Tuition at Miami is a steep $34,608 dollars a year, which means that scholarship costs for the UM athletic department are enormous, roughly triple the amount, per athlete, of an institution like Virginia Tech.

All these factors make it hard to balance the ledger, even at a university as successful as Miami in the NCAA's premier bread-winning sport, football.

Mr. Tranghese had a relevant comment to this yesterday, as well.

Someone in our gathering said it today. This is not just an athletic issue, it's an institutional issue. This has incredible implications. I read all the financial figures in the newspapers, and someone says, this school might make a million dollars. When you start looking at operational budgets of institutions, a million dollars is important, but what percentage is it of a school's operating budget? Is that worth providing a body blow to a group of schools who were there when on one else wanted Miami?

With a student base of 15,000 students paying about $35,000 a year, that means that the University of Miami, from tuition and fees alone, has a budget of $525 million. Yes, many of those students are there on scholarship, but it can't be argued that the university budget runs into the hundreds of millions. And there's more than just tuition and fees that go into a university's budget, so UM's total budget is probably far above half a billion.

If you go with the $525 million figure, then for a lousy $1.5 million, a mere 0.3%, Shalala is willing to destroy the Big East Conference, torch its history, and put to risk the athletic futures of its member institutions, not to mention the local economies that have sprung up around them at places like Virginia Tech and West Virginia.

The livelihoods of thousands of people, both in the affected athletic departments, their universities, and their local economies, will be adversely affected. Jobs will be lost, and in some cases, lives and careers will be ruined, never to recover.

All because the president of a university with a budget in the hundreds of millions, and an athletic director -- Paul Dee -- with a budget in the tens of millions, can't balance the books.

The irony is that, according to published reports, the move to the ACC would only create an additional $1 million to $3 million in revenue for the Hurricane athletic department.

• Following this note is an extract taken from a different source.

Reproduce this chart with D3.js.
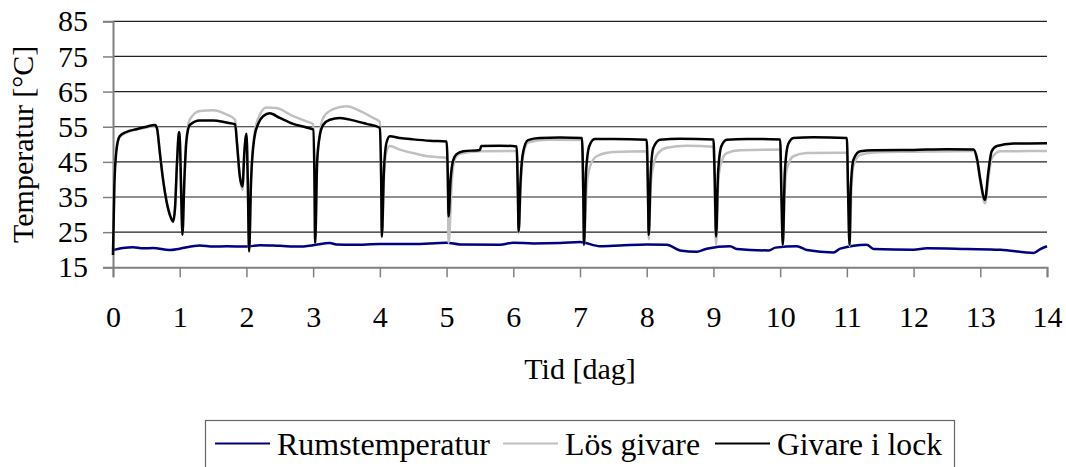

Here's a not-so-wild prediction: within three to five years, the Miami athletic department will be running in the red again, and the only difference is that a bunch of other athletic programs they left behind in the Big East will be, too, thanks to the loss of TV contracts and bowl bids.

Could the Big East have moved quicker and done more to shape itself into the mold of the type of conference that will succeed in the future? A conference of 12 teams competing in all sports? Sure it could have, but it didn't, and for that, you can blame the conference leadership, and the leadership of its member schools, both at the presidential level and the athletic director level.

But before scorching the Big East landscape into a burned-out, unrecognizable wasteland, the University of Miami ought to take a look at how it does things and fix what's broken in-house, first. Improve efficiency in the athletic department and university as a whole. Step up fund-raising among the wealthy alumni in the northeast. Cut athletic programs, as West Virginia University did. Make some hard choices at home, instead of simply blasting away and ruining others who are blameless.

Or maybe, just maybe, turn to the Big East Conference and say, "We need help. Is there anything we can do?"

But that would require loyalty, a sense of history, and concern for how your actions affect others. It's pretty clear the University of Miami has none of those things. It's pretty clear who's the villain here.